Waller-Bridge is not one to waste that control, either. If we have established anything through this essay so far, every element of Fleabag’s design is meant to place you as close to the character as possible. Once you’re with her, you’re with her. It becomes easier to stomach her (many) faults, understand her infuriating mistakes, and empathize with her consistent misery. Ultimately, the show becomes a play for empathy, and it does that by giving us an uncomfortably close perspective on the story (the consistency of this only makes moments like the one where Fleabag pushes the camera away while having sex with the priest all the more surprising).
Not everything is made crystal clear to us, of course. There is a certain amount of mystery to Fleabag as well. Take the recurring motif of the headless sculpture, the mysterious appearance of the fox in the season two finale, or the enigma of Josh always asking, “Where’s Claire?” The writers purposefully leave these few threads dangling, tasking the viewer with making sense of them given the clues the writers have provided.

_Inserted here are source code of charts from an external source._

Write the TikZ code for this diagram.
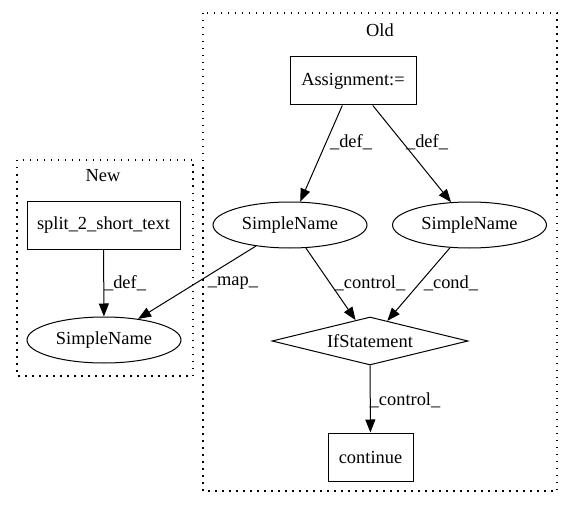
\documentclass[tikz,border=0pt]{standalone}
\usepackage{fontspec}
\setmainfont{Liberation Serif}
\usetikzlibrary{shapes.geometric,arrows.meta}
\begin{document}
\begin{tikzpicture}[x=1pt,y=-1pt, font=\fontsize{18.4}{22}\selectfont, line width=1pt,
 boxnode/.style={draw, rectangle, minimum height=48pt, inner sep=0pt},
 ellnode/.style={draw, ellipse, minimum width=154pt, minimum height=46pt, inner sep=0pt},
 dianode/.style={draw, diamond, minimum width=196pt, minimum height=48pt, inner sep=0pt, aspect=4},
 cluster/.style={draw, line width=1.3pt, dash pattern=on 1.5pt off 5.5pt},
 arr/.style={draw, -{Triangle[length=13pt,width=10pt]}},
 lbl/.style={inner sep=0pt}]
\useasboundingbox (0,0) rectangle (573,508);
% clusters
\draw[cluster] (203,13) rectangle (557,491);
\draw[cluster] (17,160) rectangle (193,376);
\node[lbl] (oldlbl) at (380,30) {Old};
\node[lbl] (newlbl) at (103,176) {New};
% nodes
\node[boxnode, minimum width=126pt] (asg) at (353,81) {Assignment:=};
\node[ellnode] (sn1) at (290,225) {SimpleName};
\node[ellnode] (sn2) at (469.5,225) {SimpleName};
\node[dianode] (ifs) at (370,341) {IfStatement};
\node[boxnode, minimum width=85pt] (cont) at (370.5,457) {continue};
\node[boxnode, minimum width=153pt] (split) at (103.5,225) {split\_2\_short\_text};
\node[ellnode] (sn3) at (104,340) {SimpleName};
% edges
\draw[arr] (asg) -- (sn1);
\draw[arr] (asg) -- (sn2);
\draw[arr] (sn1) -- (ifs);
\draw[arr] (sn2) -- (ifs);
\draw[arr] (ifs) -- (cont);
\draw[arr] (split) -- (sn3);
\draw[arr] (sn1) -- (sn3);
% edge labels
\node[lbl] (l1) at (351,142) {\_def\_};
\node[lbl] (l2) at (427,142) {\_def\_};
\node[lbl] (l3) at (370,283) {\_control\_};
\node[lbl] (l4) at (451,283) {\_cond\_};
\node[lbl] (l5) at (405,400) {\_control\_};
\node[lbl] (l6) at (125,283) {\_def\_};
\node[lbl] (l7) at (233,283) {\_map\_};
\end{tikzpicture}
\end{document}
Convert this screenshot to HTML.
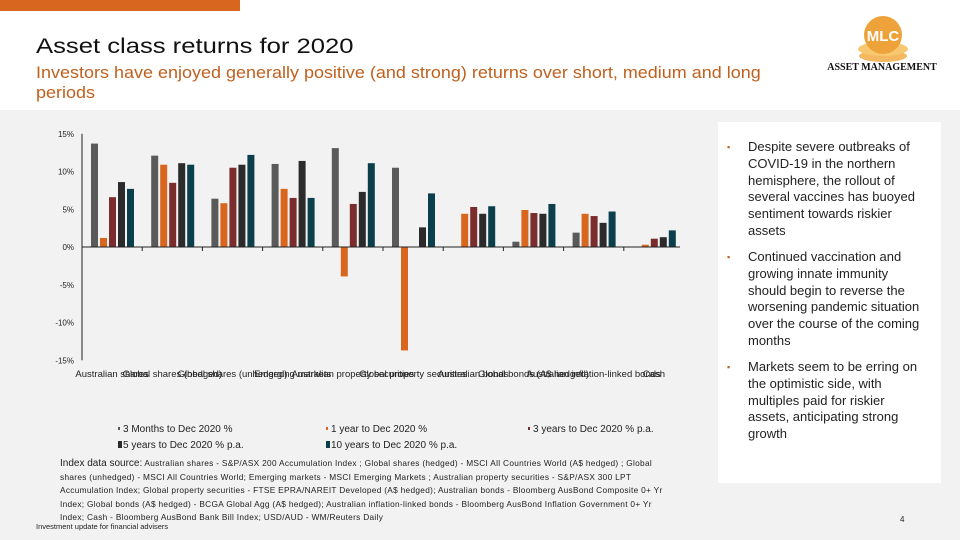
<!DOCTYPE html>
<html><head><meta charset="utf-8"><style>
body{margin:0;width:960px;height:540px;overflow:hidden;background:#f2f2f2;font-family:"Liberation Sans",sans-serif;position:relative}
.abs{position:absolute}
</style></head><body>
<div class="abs" style="left:0;top:0;width:960px;height:110px;background:#fff"></div>
<div class="abs" style="left:0;top:0;width:240px;height:11px;background:#d9661f"></div>
<div class="abs" style="left:36px;top:35px;font-size:21px;color:#111;transform:scaleX(1.22);transform-origin:left top;white-space:nowrap">Asset class returns for 2020</div>
<div class="abs" style="left:36px;top:63px;width:740px;font-size:16.5px;line-height:20px;color:#c0601e;white-space:nowrap;transform:scaleX(1.09);transform-origin:left top">Investors have enjoyed generally positive (and strong) returns over short, medium and long<br>periods</div>
<div class="abs" style="left:824px;top:12px;width:116px;height:62px">
<svg width="116" height="62"><ellipse cx="59" cy="44" rx="24" ry="6" fill="#f4b860"/><ellipse cx="59" cy="37" rx="25" ry="7" fill="#f7c870"/><circle cx="59" cy="23" r="19" fill="#eea23a"/><text x="59" y="29" text-anchor="middle" font-size="15" font-weight="bold" fill="#fff" font-family="Liberation Sans">MLC</text><text x="58" y="58" text-anchor="middle" font-size="10" font-weight="bold" font-family="Liberation Sans Narrow, Liberation Serif" fill="#111">ASSET MANAGEMENT</text></svg></div>
<div class="abs" style="left:718px;top:122px;width:223px;height:361px;background:#fff;font-size:13px;line-height:16.8px;color:#222;white-space:nowrap">
<div style="position:absolute;left:30px;top:17px;width:190px"><span style="position:absolute;left:-21px;color:#c0601e;font-size:9px">▪</span>Despite severe outbreaks of<br>COVID-19 in the northern<br>hemisphere, the rollout of<br>several vaccines has buoyed<br>sentiment towards riskier<br>assets</div>
<div style="position:absolute;left:30px;top:127px;width:190px"><span style="position:absolute;left:-21px;color:#c0601e;font-size:9px">▪</span>Continued vaccination and<br>growing innate immunity<br>should begin to reverse the<br>worsening pandemic situation<br>over the course of the coming<br>months</div>
<div style="position:absolute;left:30px;top:237px;width:190px"><span style="position:absolute;left:-21px;color:#c0601e;font-size:9px">▪</span>Markets seem to be erring on<br>the optimistic side, with<br>multiples paid for riskier<br>assets, anticipating strong<br>growth</div>
</div>
<svg id="chart" class="abs" style="left:0;top:0" width="700" height="460"></svg>
<div class="abs" style="left:60px;top:457px;font-size:8.3px;letter-spacing:0.3px;line-height:13.5px;color:#222;white-space:nowrap"><span style="font-size:10px;letter-spacing:0">Index data source:</span> Australian shares - S&amp;P/ASX 200 Accumulation Index ; Global shares (hedged) - MSCI All Countries World (A$ hedged) ; Global<br>shares (unhedged) - MSCI All Countries World; Emerging markets - MSCI Emerging Markets ; Australian property securities - S&amp;P/ASX 300 LPT<br>Accumulation Index; Global property securities - FTSE EPRA/NAREIT Developed (A$ hedged); Australian bonds - Bloomberg AusBond Composite 0+ Yr<br>Index; Global bonds (A$ hedged) - BCGA Global Agg (A$ hedged); Australian inflation-linked bonds - Bloomberg AusBond Inflation Government 0+ Yr<br>Index; Cash - Bloomberg AusBond Bank Bill Index; USD/AUD - WM/Reuters Daily</div>
<div class="abs" style="left:36px;top:522px;font-size:7.5px;color:#222">Investment update for financial advisers</div>
<div class="abs" style="left:900px;top:515px;font-size:8px;color:#222">4</div>
<script>
const categories=["Australian shares","Global shares (hedged)","Global shares (unhedged)","Emerging markets","Australian property securities","Global property securities","Australian bonds","Global bonds (A$ hedged)","Australian inflation-linked bonds","Cash"];
const seriesNames=["3 Months to Dec 2020 %","1 year to Dec 2020 %","3 years to Dec 2020 % p.a.","5 years to Dec 2020 % p.a.","10 years to Dec 2020 % p.a."];
const s3m=[13.7,12.1,6.4,11.0,13.1,10.5,0,0.7,1.9,0];
const s1y=[1.2,10.9,5.8,7.7,-3.9,-13.7,4.4,4.9,4.4,0.3];
const s3y=[6.6,8.5,10.5,6.5,5.7,0,5.3,4.5,4.1,1.1];
const s5y=[8.6,11.1,10.9,11.4,7.3,2.6,4.4,4.4,3.2,1.3];
const s10y=[7.7,10.9,12.2,6.5,11.1,7.1,5.4,5.7,4.7,2.2];
const yTicks=[15,10,5,0,-5,-10,-15];
const colors=["#5a5a5a","#d9661f","#7b2d2d","#2b2b2b","#0b3f4b"];
const series=[s3m,s1y,s3y,s5y,s10y];
const NS="http://www.w3.org/2000/svg",svg=document.getElementById("chart");
const x0=82,gw=60.2,y=v=>247-v*7.55;
function mk(t,a){const e=document.createElementNS(NS,t);for(const k in a)e.setAttribute(k,a[k]);svg.appendChild(e);return e;}
yTicks.forEach(t=>{const e=mk("text",{x:74,y:y(t)+3,"text-anchor":"end","font-size":"8","fill":"#222","font-family":"Liberation Sans"});e.textContent=t+"%";

});
const ax=mk("line",{x1:x0,x2:x0,y1:y(15),y2:y(-15),stroke:"#222","stroke-width":1});


series.forEach((s,si)=>s.forEach((v,ci)=>{const bx=x0+ci*gw+9+si*9;const r=mk("rect",{x:bx,y:Math.min(y(v),y(0)),width:7,height:Math.abs(y(v)-y(0)),fill:colors[si]});

}));
const zx=mk("line",{x1:x0,x2:x0+gw*categories.length-4,y1:y(0),y2:y(0),stroke:"#222","stroke-width":1});


categories.forEach((c,i)=>{const tx=x0+(i+1)*gw;if(i<categories.length-1){const tk=mk("line",{x1:tx,x2:tx,y1:y(0),y2:y(0)+4,stroke:"#222"});

}
const t=mk("text",{x:x0+i*gw+gw/2,y:377,"text-anchor":"middle","font-size":"9.5","fill":"#222","font-family":"Liberation Sans"});t.textContent=c;

});
const lp=[[118,432],[326,432],[528,432],[118,448],[326,448]];
seriesNames.forEach((n,i)=>{const sq=mk("rect",{x:lp[i][0],y:lp[i][1]-(i<3?5:7),width:i<3?2:4,height:i<3?3:7,fill:colors[i]});


const t=mk("text",{x:lp[i][0]+5,y:lp[i][1],"font-size":"10","fill":"#222","font-family":"Liberation Sans"});t.textContent=n;

});
</script>
</body></html>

As much as we see Fleabag grow and come to terms with her trauma and lot in life, the show has no easy answers for how that trauma will be processed. It is not simply a matter of finding a loving partner or stealing a statue that resembles your mother’s naked body (if only it were).
In the end, Fleabag realizes that she has to withdraw from the interior world she’s constructed for herself, step out into reality and tackle it knowing that some past traumas never fade (which is why she steals back the statue). She knows there is hope for her yet, and hence leaves the audience with a wave and cautious hope for the future. That is part of why her journey also feels so authentic to us. The idea of the finale is that even someone as damaged as Fleabag has the capacity to grow. Wouldn’t we all love to believe the same of ourselves?